*Problem details*. Omit all pictures. Copy the rest of the material exactly.

*Data excerpt*.
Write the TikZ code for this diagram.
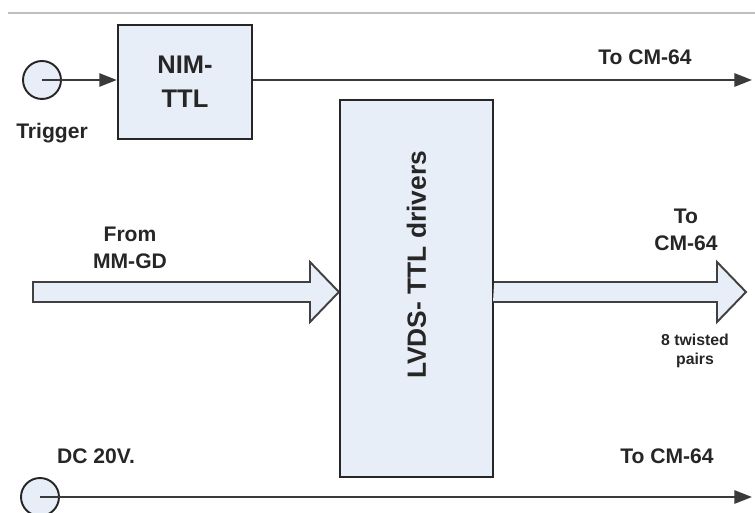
\documentclass[tikz,border=0pt]{standalone}
\usepackage{fontspec}
\setmainfont{Liberation Sans}
\usetikzlibrary{arrows.meta}

\definecolor{boxfill}{HTML}{E8EEF7}
\definecolor{wire}{HTML}{3A3A3A}

\tikzset{
	block/.style={draw=black!85, line width=1.3pt, fill=boxfill, inner sep=0pt},
	port/.style={circle, draw=black!85, line width=1.1pt, fill=boxfill, minimum size=0.76cm, inner sep=0pt},
	signal/.style={draw=wire, line width=1.2pt, -{Triangle[length=10pt,width=7.5pt]}},
	bus/.style={draw=black!75, line width=1.1pt, fill=boxfill, line join=miter},
	tag/.style={font=\bfseries\fontsize{12}{15}\selectfont, align=center, text=black!85}
}

\begin{document}
\begin{tikzpicture}
		\useasboundingbox (0,0) rectangle (15.1,-10.26);
		\draw[black!25, line width=0.7pt] (0.16,-0.26) -- (15.1,-0.26);

		% trigger path
		\node[port] (trig) at (0.84,-1.6) {};
		\node[tag] (trigtxt) at (1.04,-2.66) {Trigger};
		\node[block, minimum width=2.68cm, minimum height=2.28cm,
			font=\bfseries\fontsize{14.5}{19.5}\selectfont, align=center, text=black!85] (nim) at (3.7,-1.64) {NIM-\\TTL};
		\coordinate (out1) at (15.04,-1.6);
		\draw[signal] (trig.center) -- (nim.west |- trig);
		\draw[signal] (nim.east |- out1) -- (out1);
		\node[tag] (cm1) at (12.9,-1.14) {To CM-64};

		% driver block
		\node[block, minimum width=3.06cm, minimum height=7.54cm] (lvds) at (8.33,-5.77) {};
		\node[rotate=90, font=\bfseries\fontsize{15}{18}\selectfont, text=black!85] (lvdstxt) at (8.33,-5.3) {LVDS- TTL drivers};

		% data buses
		\coordinate (busin) at (0.66,-5.84);
		\coordinate (busout) at (14.92,-5.84);
		\draw[bus] (busin) ++(0,0.2) -- (6.2,-5.64) -- (6.2,-5.24) -- (lvds.west |- busin)
			-- (6.2,-6.44) -- (6.2,-6.04) -- (0.66,-6.04) -- cycle;
		\draw[bus] (lvds.east |- busout) ++(0,0.2) -- (14.34,-5.64) -- (14.34,-5.24) -- (busout)
			-- (14.34,-6.44) -- (14.34,-6.04) -- (9.86,-6.04);
		\node[tag] (from) at (2.6,-4.96) {From\\MM-GD};
		\node[tag] (cm2) at (13.72,-4.6) {To\\CM-64};
		\node[tag, font=\bfseries\fontsize{9}{11}\selectfont] (pairs) at (13.9,-7.02) {8 twisted\\pairs};

		% supply
		\node[port] (dc) at (0.8,-9.94) {};
		\coordinate (out3) at (15.04,-9.94);
		\draw[signal] (dc.center) -- (out3);
		\node[tag] (dctxt) at (1.92,-9.12) {DC 20V.};
		\node[tag] (cm3) at (13.34,-9.12) {To CM-64};
	\end{tikzpicture}
\end{document}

*Solution below*.
Write the TikZ code for this diagram.
\documentclass[tikz,border=0pt]{standalone}
\usepackage{fontspec}
\setmainfont{Liberation Sans}
\usetikzlibrary{arrows.meta}

\definecolor{boxfill}{HTML}{E8EEF7}
\definecolor{wire}{HTML}{3A3A3A}

\tikzset{
	block/.style={draw=black!85, line width=1.3pt, fill=boxfill, inner sep=0pt},
	port/.style={circle, draw=black!85, line width=1.1pt, fill=boxfill, minimum size=0.76cm, inner sep=0pt},
	signal/.style={draw=wire, line width=1.2pt, -{Triangle[length=10pt,width=7.5pt]}},
	bus/.style={draw=black!75, line width=1.1pt, fill=boxfill, line join=miter},
	tag/.style={font=\bfseries\fontsize{12}{15}\selectfont, align=center, text=black!85}
}

\begin{document}
\begin{tikzpicture}
		\useasboundingbox (0,0) rectangle (15.1,-10.26);
		\draw[black!25, line width=0.7pt] (0.16,-0.26) -- (15.1,-0.26);

		% trigger path
		\node[port] (trig) at (0.84,-1.6) {};
		\node[tag] (trigtxt) at (1.04,-2.66) {Trigger};
		\node[block, minimum width=2.68cm, minimum height=2.28cm,
			font=\bfseries\fontsize{14.5}{19.5}\selectfont, align=center, text=black!85] (nim) at (3.7,-1.64) {NIM-\\TTL};
		\coordinate (out1) at (15.04,-1.6);
		\draw[signal] (trig.center) -- (nim.west |- trig);
		\draw[signal] (nim.east |- out1) -- (out1);
		\node[tag] (cm1) at (12.9,-1.14) {To CM-64};

		% driver block
		\node[block, minimum width=3.06cm, minimum height=7.54cm] (lvds) at (8.33,-5.77) {};
		\node[rotate=90, font=\bfseries\fontsize{15}{18}\selectfont, text=black!85] (lvdstxt) at (8.33,-5.3) {LVDS- TTL drivers};

		% data buses
		\coordinate (busin) at (0.66,-5.84);
		\coordinate (busout) at (14.92,-5.84);
		\draw[bus] (busin) ++(0,0.2) -- (6.2,-5.64) -- (6.2,-5.24) -- (lvds.west |- busin)
			-- (6.2,-6.44) -- (6.2,-6.04) -- (0.66,-6.04) -- cycle;
		\draw[bus] (lvds.east |- busout) ++(0,0.2) -- (14.34,-5.64) -- (14.34,-5.24) -- (busout)
			-- (14.34,-6.44) -- (14.34,-6.04) -- (9.86,-6.04);
		\node[tag] (from) at (2.6,-4.96) {From\\MM-GD};
		\node[tag] (cm2) at (13.72,-4.6) {To\\CM-64};
		\node[tag, font=\bfseries\fontsize{9}{11}\selectfont] (pairs) at (13.9,-7.02) {8 twisted\\pairs};

		% supply
		\node[port] (dc) at (0.8,-9.94) {};
		\coordinate (out3) at (15.04,-9.94);
		\draw[signal] (dc.center) -- (out3);
		\node[tag] (dctxt) at (1.92,-9.12) {DC 20V.};
		\node[tag] (cm3) at (13.34,-9.12) {To CM-64};
	\end{tikzpicture}
\end{document}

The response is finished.